Repeat the data below exactly, dropping any pictures it holds.

<<<<

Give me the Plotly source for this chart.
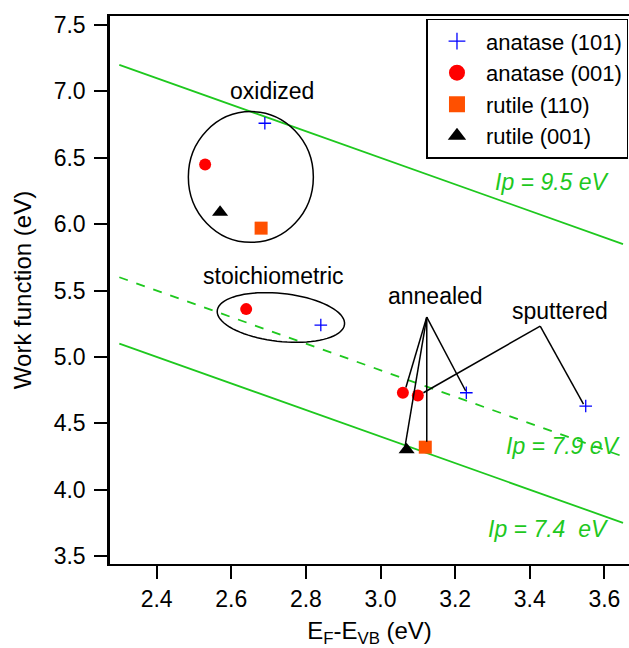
import numpy as np
import plotly.graph_objects as go

# ---- data ----
a101_x = [2.69, 2.84, 3.23, 3.55]
a101_y = [6.76, 5.24, 4.73, 4.63]
a001_x = [2.53, 2.64, 3.06, 3.10]
a001_y = [6.45, 5.36, 4.73, 4.71]
r110_x = [2.68, 3.12]
r110_y = [5.97, 4.32]
r001_x = [2.57, 3.07]
r001_y = [6.09, 4.30]

ip_values = [9.5, 7.9, 7.4]
ip_dash = ["solid", "dash", "solid"]
ip_labels = ["Ip = 9.5 eV", "Ip = 7.9 eV", "Ip = 7.4  eV"]
ip_label_pos = [(3.46, 6.32), (3.49, 4.33), (3.45, 3.70)]
line_x = [2.30, 3.65]

GREEN = "rgb(30,200,30)"
FONT = "Arial, Liberation Sans, sans-serif"

xr = [2.275, 3.666]
yr = [3.44, 7.568]
L, T, W, H = 110, 16, 629, 648
R, B = 0, 84
pw = W - L - R
ph = H - T - B

fig = go.Figure()

for ip, dash in zip(ip_values, ip_dash):
    fig.add_trace(go.Scatter(x=line_x, y=[ip - v for v in line_x], mode="lines",
                             line=dict(color=GREEN, width=1.8, dash=dash), showlegend=False,
                             hoverinfo="skip"))

# annotation connector lines (annealed / sputtered)
ann_apex = (3.124, 5.30)
ann_ends = [(3.068, 4.77), (3.066, 4.33), (3.124, 4.36), (3.228, 4.745)]
sput_apex = (3.428, 5.232)
sput_ends = [(3.115, 4.73), (3.544, 4.645)]
for ex_, ey_ in ann_ends:
    fig.add_shape(type="line", x0=ann_apex[0], y0=ann_apex[1], x1=ex_, y1=ey_,
                  line=dict(color="black", width=1.5))
for ex_, ey_ in sput_ends:
    fig.add_shape(type="line", x0=sput_apex[0], y0=sput_apex[1], x1=ex_, y1=ey_,
                  line=dict(color="black", width=1.5))

# oxidized circle
fig.add_shape(type="circle", x0=2.485, x1=2.820, y0=5.863, y1=6.848,
              line=dict(color="black", width=1.5))

# stoichiometric tilted ellipse (computed in pixel space)
sx = pw / (xr[1] - xr[0])
sy = ph / (yr[1] - yr[0])
cx, cy = 2.733, 5.297
a_px, b_px, th = 64, 24, np.deg2rad(6.2)
t = np.linspace(0, 2 * np.pi, 80)
dx = a_px * np.cos(t) * np.cos(th) - b_px * np.sin(t) * np.sin(th)
dy = a_px * np.cos(t) * np.sin(th) + b_px * np.sin(t) * np.cos(th)
ex = cx + dx / sx
ey = cy - dy / sy
path = "M " + " L ".join(f"{u:.5f},{v:.5f}" for u, v in zip(ex, ey)) + " Z"
fig.add_shape(type="path", path=path, line=dict(color="black", width=1.5))

markers = [
    ("anatase (101)", a101_x, a101_y, dict(symbol="cross-thin", size=9, line=dict(color="blue", width=1.3), color="blue"),
     dict(symbol="cross-thin", size=12, line=dict(color="blue", width=1.3), color="blue")),
    ("anatase (001)", a001_x, a001_y, dict(symbol="circle", size=12, color="red"),
     dict(symbol="circle", size=16, color="red")),
    ("rutile (110)", r110_x, r110_y, dict(symbol="square", size=13, color="rgb(255,80,0)"),
     dict(symbol="square", size=16, color="rgb(255,80,0)")),
    ("rutile (001)", r001_x, r001_y, dict(symbol="triangle-up", size=14, color="black"),
     dict(symbol="triangle-up", size=16, color="black")),
]
for name, xs, ys, mk, lmk in markers:
    fig.add_trace(go.Scatter(x=xs, y=ys, mode="markers", marker=mk, name=name, showlegend=False))
for name, xs, ys, mk, lmk in markers:
    fig.add_trace(go.Scatter(x=[None], y=[None], mode="markers", marker=lmk, name=name, showlegend=True))

texts = [("oxidized", 2.709, 7.0), ("stoichiometric", 2.712, 5.61),
         ("annealed", 3.147, 5.46), ("sputtered", 3.481, 5.345)]
for s, x, y in texts:
    fig.add_annotation(x=x, y=y, text=s, showarrow=False, font=dict(size=23, color="black", family=FONT))
for s, (x, y) in zip(ip_labels, ip_label_pos):
    fig.add_annotation(x=x, y=y, text=f"<i>{s}</i>", showarrow=False, font=dict(size=23, color=GREEN, family=FONT))

fig.update_layout(
    width=W, height=H,
    margin=dict(l=L, r=R, t=T, b=B, autoexpand=False),
    paper_bgcolor="white", plot_bgcolor="white",
    font=dict(family=FONT, size=22, color="black"),
    showlegend=True,
    legend=dict(x=0.999, xanchor="right", y=0.995, yanchor="top", bordercolor="black", borderwidth=1.5,
                bgcolor="white", font=dict(size=22, family=FONT), itemwidth=48, tracegroupgap=0),
    xaxis=dict(range=xr, showgrid=False, zeroline=False, showline=True, linecolor="black", linewidth=2,
               mirror=True, ticks="outside", ticklen=13, tickwidth=2, tickcolor="black", automargin=False,
               tickfont=dict(size=23, family=FONT),
               tickvals=[2.4, 2.6, 2.8, 3.0, 3.2, 3.4, 3.6], ticktext=["2.4", "2.6", "2.8", "3.0", "3.2", "3.4", "3.6"],
               title=dict(text="E<sub>F</sub>-E<sub>VB</sub> (eV)", standoff=12,
                          font=dict(size=24, family=FONT, color="black"))),
    yaxis=dict(range=yr, showgrid=False, zeroline=False, showline=True, linecolor="black", linewidth=2.5,
               ticks="outside", ticklen=13, tickwidth=2, tickcolor="black", automargin=False,
               tickfont=dict(size=23, family=FONT), ticklabelstandoff=4,
               tickvals=[3.5, 4.0, 4.5, 5.0, 5.5, 6.0, 6.5, 7.0, 7.5],
               ticktext=["3.5", "4.0", "4.5", "5.0", "5.5", "6.0", "6.5", "7.0", "7.5"],
               title=dict(text="Work function (eV)", standoff=16,
                          font=dict(size=24, family=FONT, color="black"))),
)

fig.write_html("out.html", config={"displayModeBar": False},
               post_script="document.body.style.margin='0';document.body.style.overflow='hidden';")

>>>>

• [WORKED ANSWER]
Give me the Plotly source for this chart.
import numpy as np
import plotly.graph_objects as go

# ---- data ----
a101_x = [2.69, 2.84, 3.23, 3.55]
a101_y = [6.76, 5.24, 4.73, 4.63]
a001_x = [2.53, 2.64, 3.06, 3.10]
a001_y = [6.45, 5.36, 4.73, 4.71]
r110_x = [2.68, 3.12]
r110_y = [5.97, 4.32]
r001_x = [2.57, 3.07]
r001_y = [6.09, 4.30]

ip_values = [9.5, 7.9, 7.4]
ip_dash = ["solid", "dash", "solid"]
ip_labels = ["Ip = 9.5 eV", "Ip = 7.9 eV", "Ip = 7.4  eV"]
ip_label_pos = [(3.46, 6.32), (3.49, 4.33), (3.45, 3.70)]
line_x = [2.30, 3.65]

GREEN = "rgb(30,200,30)"
FONT = "Arial, Liberation Sans, sans-serif"

xr = [2.275, 3.666]
yr = [3.44, 7.568]
L, T, W, H = 110, 16, 629, 648
R, B = 0, 84
pw = W - L - R
ph = H - T - B

fig = go.Figure()

for ip, dash in zip(ip_values, ip_dash):
    fig.add_trace(go.Scatter(x=line_x, y=[ip - v for v in line_x], mode="lines",
                             line=dict(color=GREEN, width=1.8, dash=dash), showlegend=False,
                             hoverinfo="skip"))

# annotation connector lines (annealed / sputtered)
ann_apex = (3.124, 5.30)
ann_ends = [(3.068, 4.77), (3.066, 4.33), (3.124, 4.36), (3.228, 4.745)]
sput_apex = (3.428, 5.232)
sput_ends = [(3.115, 4.73), (3.544, 4.645)]
for ex_, ey_ in ann_ends:
    fig.add_shape(type="line", x0=ann_apex[0], y0=ann_apex[1], x1=ex_, y1=ey_,
                  line=dict(color="black", width=1.5))
for ex_, ey_ in sput_ends:
    fig.add_shape(type="line", x0=sput_apex[0], y0=sput_apex[1], x1=ex_, y1=ey_,
                  line=dict(color="black", width=1.5))

# oxidized circle
fig.add_shape(type="circle", x0=2.485, x1=2.820, y0=5.863, y1=6.848,
              line=dict(color="black", width=1.5))

# stoichiometric tilted ellipse (computed in pixel space)
sx = pw / (xr[1] - xr[0])
sy = ph / (yr[1] - yr[0])
cx, cy = 2.733, 5.297
a_px, b_px, th = 64, 24, np.deg2rad(6.2)
t = np.linspace(0, 2 * np.pi, 80)
dx = a_px * np.cos(t) * np.cos(th) - b_px * np.sin(t) * np.sin(th)
dy = a_px * np.cos(t) * np.sin(th) + b_px * np.sin(t) * np.cos(th)
ex = cx + dx / sx
ey = cy - dy / sy
path = "M " + " L ".join(f"{u:.5f},{v:.5f}" for u, v in zip(ex, ey)) + " Z"
fig.add_shape(type="path", path=path, line=dict(color="black", width=1.5))

markers = [
    ("anatase (101)", a101_x, a101_y, dict(symbol="cross-thin", size=9, line=dict(color="blue", width=1.3), color="blue"),
     dict(symbol="cross-thin", size=12, line=dict(color="blue", width=1.3), color="blue")),
    ("anatase (001)", a001_x, a001_y, dict(symbol="circle", size=12, color="red"),
     dict(symbol="circle", size=16, color="red")),
    ("rutile (110)", r110_x, r110_y, dict(symbol="square", size=13, color="rgb(255,80,0)"),
     dict(symbol="square", size=16, color="rgb(255,80,0)")),
    ("rutile (001)", r001_x, r001_y, dict(symbol="triangle-up", size=14, color="black"),
     dict(symbol="triangle-up", size=16, color="black")),
]
for name, xs, ys, mk, lmk in markers:
    fig.add_trace(go.Scatter(x=xs, y=ys, mode="markers", marker=mk, name=name, showlegend=False))
for name, xs, ys, mk, lmk in markers:
    fig.add_trace(go.Scatter(x=[None], y=[None], mode="markers", marker=lmk, name=name, showlegend=True))

texts = [("oxidized", 2.709, 7.0), ("stoichiometric", 2.712, 5.61),
         ("annealed", 3.147, 5.46), ("sputtered", 3.481, 5.345)]
for s, x, y in texts:
    fig.add_annotation(x=x, y=y, text=s, showarrow=False, font=dict(size=23, color="black", family=FONT))
for s, (x, y) in zip(ip_labels, ip_label_pos):
    fig.add_annotation(x=x, y=y, text=f"<i>{s}</i>", showarrow=False, font=dict(size=23, color=GREEN, family=FONT))

fig.update_layout(
    width=W, height=H,
    margin=dict(l=L, r=R, t=T, b=B, autoexpand=False),
    paper_bgcolor="white", plot_bgcolor="white",
    font=dict(family=FONT, size=22, color="black"),
    showlegend=True,
    legend=dict(x=0.999, xanchor="right", y=0.995, yanchor="top", bordercolor="black", borderwidth=1.5,
                bgcolor="white", font=dict(size=22, family=FONT), itemwidth=48, tracegroupgap=0),
    xaxis=dict(range=xr, showgrid=False, zeroline=False, showline=True, linecolor="black", linewidth=2,
               mirror=True, ticks="outside", ticklen=13, tickwidth=2, tickcolor="black", automargin=False,
               tickfont=dict(size=23, family=FONT),
               tickvals=[2.4, 2.6, 2.8, 3.0, 3.2, 3.4, 3.6], ticktext=["2.4", "2.6", "2.8", "3.0", "3.2", "3.4", "3.6"],
               title=dict(text="E<sub>F</sub>-E<sub>VB</sub> (eV)", standoff=12,
                          font=dict(size=24, family=FONT, color="black"))),
    yaxis=dict(range=yr, showgrid=False, zeroline=False, showline=True, linecolor="black", linewidth=2.5,
               ticks="outside", ticklen=13, tickwidth=2, tickcolor="black", automargin=False,
               tickfont=dict(size=23, family=FONT), ticklabelstandoff=4,
               tickvals=[3.5, 4.0, 4.5, 5.0, 5.5, 6.0, 6.5, 7.0, 7.5],
               ticktext=["3.5", "4.0", "4.5", "5.0", "5.5", "6.0", "6.5", "7.0", "7.5"],
               title=dict(text="Work function (eV)", standoff=16,
                          font=dict(size=24, family=FONT, color="black"))),
)

fig.write_html("out.html", config={"displayModeBar": False},
               post_script="document.body.style.margin='0';document.body.style.overflow='hidden';")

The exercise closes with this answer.